Step 1: Recall the Arrhenius equation The Arrhenius equation is given by: \[k = Ae^{-\frac{E_a}{RT}}\] where k is the rate constant, A is the pre-exponential factor, \(E_a\) is the activation energy, R is the gas constant, and T is the temperature in Kelvin. Step 2: Determine if the rate constants will be the same We are given that both reactions have identical values for \(E_a\). Since both reactions are run at the same temperature, T is the same for both reactions. Thus, the only factor that can be different in the two reactions in the Arrhenius equation is the pre-exponential factor (A). If the value of A is the same for both reactions, then they will have the same rate constant, but if A is different, then their rate constants will be different as well. Therefore, having identical values for \(E_a\) does not ensure that the reactions will have the same rate constant if run at the same temperature.

Part (b)

Step 1: Use the Arrhenius equation We will use the Arrhenius equation to relate the rate constants and temperatures of the two reactions.
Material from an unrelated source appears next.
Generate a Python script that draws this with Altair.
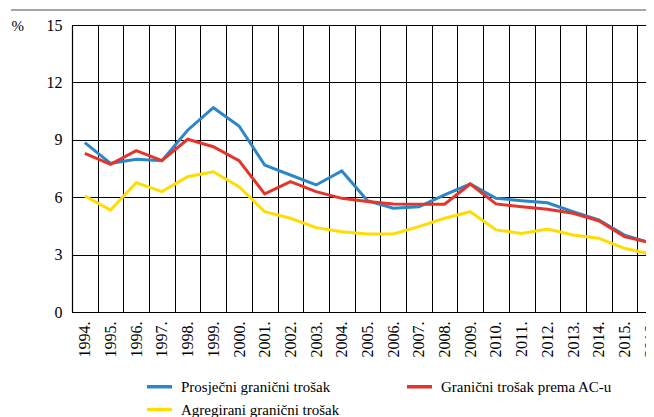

We know that the rate constant is the same for both reactions at \(25^{\circ} \mathrm{C}\) and different at \(35^{\circ} \mathrm{C}\). \[k_1 = Ae^{-\frac{E_{a1}}{R(25+273)}}\] \[k_2 = Ae^{-\frac{E_{a2}}{R(25+273)}}\] At \(35^{\circ} \mathrm{C}\): \[k_1' = Ae^{-\frac{E_{a1}}{R(35+273)}}\] \[k_2' = Ae^{-\frac{E_{a2}}{R(35+273)}}\] Step 2: Account for the observations At \(25^{\circ} \mathrm{C}\), since the rate constants are the same, the activation energies (\(E_{a1}\) and \(E_{a2}\)) and pre-exponential factors (A) for both reactions may be similar or their combinations balance each other out. However, at the higher temperature of \(35^{\circ} \mathrm{C}\), the effect of the activation energy differences becomes more significant due to the exponential term, hence one reaction has a higher rate constant than the other. This indicates that the activation energies of the two reactions or their pre-exponential factors, which account for factors like the frequency of molecular collisions, are not identical at different temperatures.